GIVEN DATA
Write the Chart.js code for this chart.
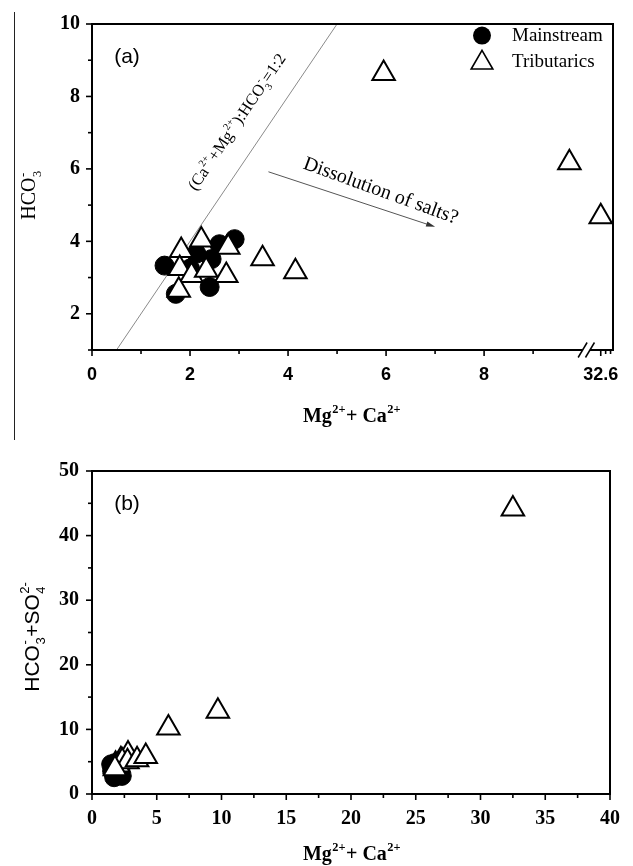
<!DOCTYPE html>
<html><head><meta charset="utf-8">
<script src="https://cdn.jsdelivr.net/npm/chart.js@4.4.1/dist/chart.umd.min.js"></script>
<style>
html,body{margin:0;padding:0;background:#fff;}
body{width:633px;height:866px;position:relative;overflow:hidden;}
#cA{position:absolute;left:0;top:0;}
#cB{position:absolute;left:0;top:440px;}
#edge{position:absolute;left:14px;top:12px;width:1px;height:428px;background:#222;}
</style></head><body>
<div id="edge"></div>
<canvas id="cA" width="633" height="440"></canvas>
<canvas id="cB" width="633" height="426"></canvas>
<script>
// ---------------- DATA ----------------
// Panel (a): HCO3- vs Mg2+ + Ca2+
const mainA_x = [1.48, 1.71, 2.40, 2.91, 2.60, 2.44, 2.13, 2.00];
const mainA_y = [3.33, 2.55, 2.74, 4.06, 3.92, 3.51, 3.66, 3.25];
const tribA_x = [1.82, 2.23, 2.78, 1.79, 2.03, 2.33, 2.74, 1.77, 3.48, 4.15, 5.95, 9.74, 32.6];
const tribA_y = [3.75, 4.04, 3.84, 3.25, 3.06, 3.20, 3.06, 2.65, 3.52, 3.16, 8.63, 6.17, 4.68];
// Panel (b): HCO3- + SO4 2- vs Mg2+ + Ca2+
const mainB_x = [1.48, 1.55, 1.71, 1.95, 2.30, 2.10, 2.20, 1.80];
const mainB_y = [4.6, 3.6, 2.6, 3.1, 2.8, 4.2, 3.6, 4.8];
const tribB_x = [1.82, 2.23, 2.78, 1.79, 2.03, 2.33, 2.74, 1.77, 3.48, 4.15, 5.90, 9.72, 32.5];
const tribB_y = [4.6, 5.3, 6.2, 4.2, 4.5, 5.1, 5.0, 3.9, 5.3, 5.8, 10.2, 12.8, 44.1];
// tick labels
const xTicksA = [0, 2, 4, 6, 8, 32.6];
const yTicksA = [2, 4, 6, 8, 10];
const xTicksB = [0, 5, 10, 15, 20, 25, 30, 35, 40];
const yTicksB = [0, 10, 20, 30, 40, 50];
// reference line (Ca2+ + Mg2+):HCO3- = 1:2  and arrow
const ratioLine_x = [0.5, 5];
const ratioLine_y = [1, 10];
const arrow_x = [3.6, 7.0];
const arrow_y = [5.92, 4.4];
const seriesNames = ['Mainstream', 'Tributarics'];

// broken x axis in panel (a): values beyond the break are drawn just after it
const BREAK_VALUE = 32.6, BREAK_POS = 10.38;
function brk(v) { return v > 10 ? BREAK_POS + (v - BREAK_VALUE) * 0.1 : v; }

// ---------------- helpers ----------------
const SERIF = 'Liberation Serif', SANS = 'Liberation Sans';
function richDraw(ctx, segs, cx, cy, angle, size, family, weight) {
  const f = s => `${weight} ${s}px "${family}"`;
  const ss = size * 0.62;
  let w = 0; const parts = [];
  for (const s of segs) {
    if (s.t !== undefined) {
      ctx.font = f(size); const mw = ctx.measureText(s.t).width;
      parts.push({k: 't', text: s.t, x: w}); w += mw;
    } else {
      ctx.font = f(ss);
      const a = s.sub ? ctx.measureText(s.sub).width : 0;
      const b = s.sup ? ctx.measureText(s.sup).width : 0;
      parts.push({k: 's', sub: s.sub, sup: s.sup, x: w + 0.5}); w += Math.max(a, b) + 1;
    }
  }
  ctx.save(); ctx.translate(cx, cy); ctx.rotate(angle);
  ctx.fillStyle = '#000'; ctx.textBaseline = 'alphabetic'; ctx.textAlign = 'left';
  const x0 = -w / 2, base = size * 0.33;
  for (const p of parts) {
    if (p.k === 't') { ctx.font = f(size); ctx.fillText(p.text, x0 + p.x, base); }
    else {
      ctx.font = f(ss);
      if (p.sub) ctx.fillText(p.sub, x0 + p.x, base + size * 0.28);
      if (p.sup) ctx.fillText(p.sup, x0 + p.x, base - size * 0.45);
    }
  }
  ctx.restore();
}
function triPath(ctx, x, y, r) {
  let a = 0; ctx.beginPath();
  ctx.moveTo(x + Math.sin(a) * r, y - Math.cos(a) * r); a += 2 * Math.PI / 3;
  ctx.lineTo(x + Math.sin(a) * r, y - Math.cos(a) * r); a += 2 * Math.PI / 3;
  ctx.lineTo(x + Math.sin(a) * r, y - Math.cos(a) * r); ctx.closePath();
}

// axis box + ticks plugin
const axesPlugin = {
  id: 'axesBox',
  afterDatasetsDraw(chart, args, o) {
    const {ctx, chartArea: ca, scales: {x, y}} = chart;
    ctx.save();
    ctx.strokeStyle = '#000'; ctx.lineWidth = 2;
    ctx.strokeRect(ca.left, ca.top, ca.right - ca.left, ca.bottom - ca.top);
    ctx.lineWidth = 1.6;
    const tick = (px, len, horiz) => {
      ctx.beginPath();
      if (horiz) { ctx.moveTo(px, ca.bottom); ctx.lineTo(px, ca.bottom + len); }
      else { ctx.moveTo(ca.left, px); ctx.lineTo(ca.left - len, px); }
      ctx.stroke();
    };
    o.xMajor.forEach(v => tick(x.getPixelForValue(v), 6, true));
    o.xMinor.forEach(v => tick(x.getPixelForValue(v), 4, true));
    o.yMajor.forEach(v => tick(y.getPixelForValue(v), 6, false));
    o.yMinor.forEach(v => tick(y.getPixelForValue(v), 4, false));
    if (o.breakMarks) {
      const p = o.breakMarks.map(v => x.getPixelForValue(v));
      ctx.fillStyle = '#fff';
      ctx.fillRect(p[0], ca.bottom - 2, p[1] - p[0], 4);
      ctx.lineWidth = 1.5;
      p.forEach(px => { ctx.beginPath(); ctx.moveTo(px - 4.5, ca.bottom + 7.5); ctx.lineTo(px + 4.5, ca.bottom - 7.5); ctx.stroke(); });
    }
    ctx.restore();
  },
  afterDraw(chart, args, o) {
    const {ctx, chartArea: ca} = chart;
    ctx.save();
    ctx.font = `21px "${SANS}"`; ctx.fillStyle = '#000'; ctx.textAlign = 'center'; ctx.textBaseline = 'middle';
    ctx.fillText(o.letter, ca.left + 35, ca.top + 33);
    ctx.restore();
    richDraw(ctx, o.xTitle, o.xTitlePos[0], o.xTitlePos[1], 0, 20, SERIF, 'bold');
    richDraw(ctx, o.yTitle, o.yTitlePos[0], o.yTitlePos[1], -Math.PI / 2, o.yTitleSize, o.yTitleFont, 'normal');
  }
};

const annotPlugin = {
  id: 'annotA',
  afterDatasetsDraw(chart) {
    const {ctx, chartArea: ca, scales: {x, y}} = chart;
    const x1 = x.getPixelForValue(arrow_x[0]), y1 = y.getPixelForValue(arrow_y[0]);
    const x2 = x.getPixelForValue(arrow_x[1]), y2 = y.getPixelForValue(arrow_y[1]);
    const ang = Math.atan2(y2 - y1, x2 - x1);
    ctx.save();
    ctx.strokeStyle = '#555'; ctx.fillStyle = '#333'; ctx.lineWidth = 1;
    ctx.beginPath(); ctx.moveTo(x1, y1); ctx.lineTo(x2 - 6 * Math.cos(ang), y2 - 6 * Math.sin(ang)); ctx.stroke();
    ctx.translate(x2, y2); ctx.rotate(ang);
    ctx.beginPath(); ctx.moveTo(0, 0); ctx.lineTo(-9, -2.6); ctx.lineTo(-9, 2.6); ctx.closePath(); ctx.fill();
    ctx.restore();
    richDraw(ctx, [{t: 'Dissolution of salts?'}], x.getPixelForValue(5.9), y.getPixelForValue(5.42), 20 * Math.PI / 180, 20, SERIF, 'normal');
    const lx1 = x.getPixelForValue(ratioLine_x[0]), ly1 = y.getPixelForValue(ratioLine_y[0]);
    const lx2 = x.getPixelForValue(ratioLine_x[1]), ly2 = y.getPixelForValue(ratioLine_y[1]);
    const la = Math.atan2(ly2 - ly1, lx2 - lx1);
    richDraw(ctx, [{t: '(Ca'}, {sup: '2+'}, {t: '+Mg'}, {sup: '2+'}, {t: '):HCO'}, {sub: '3', sup: '-'}, {t: '=1:2'}],
      x.getPixelForValue(2.95), y.getPixelForValue(7.3), la, 16.5, SERIF, 'normal');
    const lxm = ca.right - 131;
    ctx.save();
    ctx.fillStyle = '#000';
    ctx.beginPath(); ctx.arc(lxm, ca.top + 11.6, 9, 0, Math.PI * 2); ctx.fill();
    triPath(ctx, lxm, ca.top + 38.8, 12.5);
    ctx.fillStyle = '#fff'; ctx.fill(); ctx.strokeStyle = '#000'; ctx.lineWidth = 1.6; ctx.stroke();
    ctx.fillStyle = '#000'; ctx.font = `19px "${SERIF}"`; ctx.textAlign = 'left'; ctx.textBaseline = 'middle';
    ctx.fillText(seriesNames[0], lxm + 30, ca.top + 11.6);
    ctx.fillText(seriesNames[1], lxm + 30, ca.top + 38.3);
    ctx.restore();
  }
};

function pts(xs, ys, f) { return xs.map((v, i) => ({x: f ? f(v) : v, y: ys[i]})); }
function mainDs(data) {
  return {label: seriesNames[0], data, pointStyle: 'circle', pointRadius: 9.5, backgroundColor: '#000',
    borderColor: '#000', borderWidth: 1, order: 2, clip: false};
}
function tribDs(data) {
  return {label: seriesNames[1], data, pointStyle: 'triangle', pointRadius: 13, backgroundColor: '#fff',
    borderColor: '#000', borderWidth: 2, order: 1, clip: false};
}
function scaleX(min, max, ticks, labelFn, h, pad, font) {
  return {type: 'linear', min, max, afterFit: s => { s.height = h; },
    afterBuildTicks: s => { s.ticks = ticks.map(v => ({value: labelFn ? labelFn(v) : v})); },
    ticks: {callback: (v, i) => String(ticks[i]), font, color: '#000', padding: pad, maxRotation: 0, autoSkip: false},
    grid: {display: false, drawTicks: false}, border: {display: false}};
}
function scaleY(min, max, ticks, pad, font) {
  return {type: 'linear', min, max, afterFit: s => { s.width = 92; },
    afterBuildTicks: s => { s.ticks = ticks.map(v => ({value: v})); },
    ticks: {callback: (v, i) => String(ticks[i]), font, color: '#000', padding: pad, autoSkip: false},
    grid: {display: false, drawTicks: false}, border: {display: false}};
}
const MGCA = [{t: 'Mg'}, {sup: '2+'}, {t: '+ Ca'}, {sup: '2+'}];

new Chart(document.getElementById('cA'), {
  type: 'scatter',
  data: {datasets: [
    mainDs(pts(mainA_x, mainA_y, brk)),
    tribDs(pts(tribA_x, tribA_y, brk)),
    {label: 'ratio', data: pts(ratioLine_x, ratioLine_y), showLine: true, pointRadius: 0, borderColor: '#8a8a8a', borderWidth: 1, order: 3}
  ]},
  options: {
    responsive: false, animation: false, events: [], devicePixelRatio: 1,
    layout: {padding: {top: 22, right: 20, left: 0, bottom: 0}},
    scales: {
      x: scaleX(0, 10.63, xTicksA, brk, 90, 14, {family: SANS, size: 18, weight: 'bold'}),
      y: scaleY(1, 10, yTicksA, 12, {family: SERIF, size: 20, weight: 'bold'})
    },
    plugins: {
      legend: {display: false}, tooltip: {enabled: false},
      axesBox: {xMajor: [0, 2, 4, 6, 8, brk(32.6)], xMinor: [1, 3, 5, 7, 9, brk(32.6) + 0.1, brk(32.6) + 0.2],
        yMajor: [2, 4, 6, 8, 10], yMinor: [1, 3, 5, 7, 9], breakMarks: [10.01, 10.16],
        letter: '(a)', xTitle: MGCA, xTitlePos: [352, 415], yTitle: [{t: 'HCO'}, {sub: '3', sup: '-'}],
        yTitlePos: [28.5, 195], yTitleSize: 20, yTitleFont: SERIF}
    }
  },
  plugins: [axesPlugin, annotPlugin]
});

new Chart(document.getElementById('cB'), {
  type: 'scatter',
  data: {datasets: [
    mainDs(pts(mainB_x, mainB_y)),
    tribDs(pts(tribB_x, tribB_y))
  ]},
  options: {
    responsive: false, animation: false, events: [], devicePixelRatio: 1,
    layout: {padding: {top: 31, right: 20, left: 0, bottom: 0}},
    scales: {
      x: scaleX(0, 40, xTicksB, null, 72, 13, {family: SERIF, size: 20, weight: 'bold'}),
      y: scaleY(0, 50, yTicksB, 13, {family: SERIF, size: 20, weight: 'bold'})
    },
    plugins: {
      legend: {display: false}, tooltip: {enabled: false},
      axesBox: {xMajor: xTicksB, xMinor: [2.5, 7.5, 12.5, 17.5, 22.5, 27.5, 32.5, 37.5],
        yMajor: yTicksB, yMinor: [5, 15, 25, 35, 45],
        letter: '(b)', xTitle: MGCA, xTitlePos: [352, 413], yTitle: [{t: 'HCO'}, {sub: '3', sup: '-'}, {t: '+SO'}, {sub: '4', sup: '2-'}],
        yTitlePos: [31.7, 196.7], yTitleSize: 21, yTitleFont: SANS}
    }
  },
  plugins: [axesPlugin]
});
</script>
</body></html>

PROBLEM TO WORK ON
Pictures are excluded: retype only the lines from the beginning of the listing above through the line with "const seriesNames = ['Mainstream', 'Tributarics'];", both included.

COMPLETE RESPONSE
Write the Chart.js code for this chart.
<!DOCTYPE html>
<html><head><meta charset="utf-8">
<script src="https://cdn.jsdelivr.net/npm/chart.js@4.4.1/dist/chart.umd.min.js"></script>
<style>
html,body{margin:0;padding:0;background:#fff;}
body{width:633px;height:866px;position:relative;overflow:hidden;}
#cA{position:absolute;left:0;top:0;}
#cB{position:absolute;left:0;top:440px;}
#edge{position:absolute;left:14px;top:12px;width:1px;height:428px;background:#222;}
</style></head><body>
<div id="edge"></div>
<canvas id="cA" width="633" height="440"></canvas>
<canvas id="cB" width="633" height="426"></canvas>
<script>
// ---------------- DATA ----------------
// Panel (a): HCO3- vs Mg2+ + Ca2+
const mainA_x = [1.48, 1.71, 2.40, 2.91, 2.60, 2.44, 2.13, 2.00];
const mainA_y = [3.33, 2.55, 2.74, 4.06, 3.92, 3.51, 3.66, 3.25];
const tribA_x = [1.82, 2.23, 2.78, 1.79, 2.03, 2.33, 2.74, 1.77, 3.48, 4.15, 5.95, 9.74, 32.6];
const tribA_y = [3.75, 4.04, 3.84, 3.25, 3.06, 3.20, 3.06, 2.65, 3.52, 3.16, 8.63, 6.17, 4.68];
// Panel (b): HCO3- + SO4 2- vs Mg2+ + Ca2+
const mainB_x = [1.48, 1.55, 1.71, 1.95, 2.30, 2.10, 2.20, 1.80];
const mainB_y = [4.6, 3.6, 2.6, 3.1, 2.8, 4.2, 3.6, 4.8];
const tribB_x = [1.82, 2.23, 2.78, 1.79, 2.03, 2.33, 2.74, 1.77, 3.48, 4.15, 5.90, 9.72, 32.5];
const tribB_y = [4.6, 5.3, 6.2, 4.2, 4.5, 5.1, 5.0, 3.9, 5.3, 5.8, 10.2, 12.8, 44.1];
// tick labels
const xTicksA = [0, 2, 4, 6, 8, 32.6];
const yTicksA = [2, 4, 6, 8, 10];
const xTicksB = [0, 5, 10, 15, 20, 25, 30, 35, 40];
const yTicksB = [0, 10, 20, 30, 40, 50];
// reference line (Ca2+ + Mg2+):HCO3- = 1:2  and arrow
const ratioLine_x = [0.5, 5];
const ratioLine_y = [1, 10];
const arrow_x = [3.6, 7.0];
const arrow_y = [5.92, 4.4];
const seriesNames = ['Mainstream', 'Tributarics'];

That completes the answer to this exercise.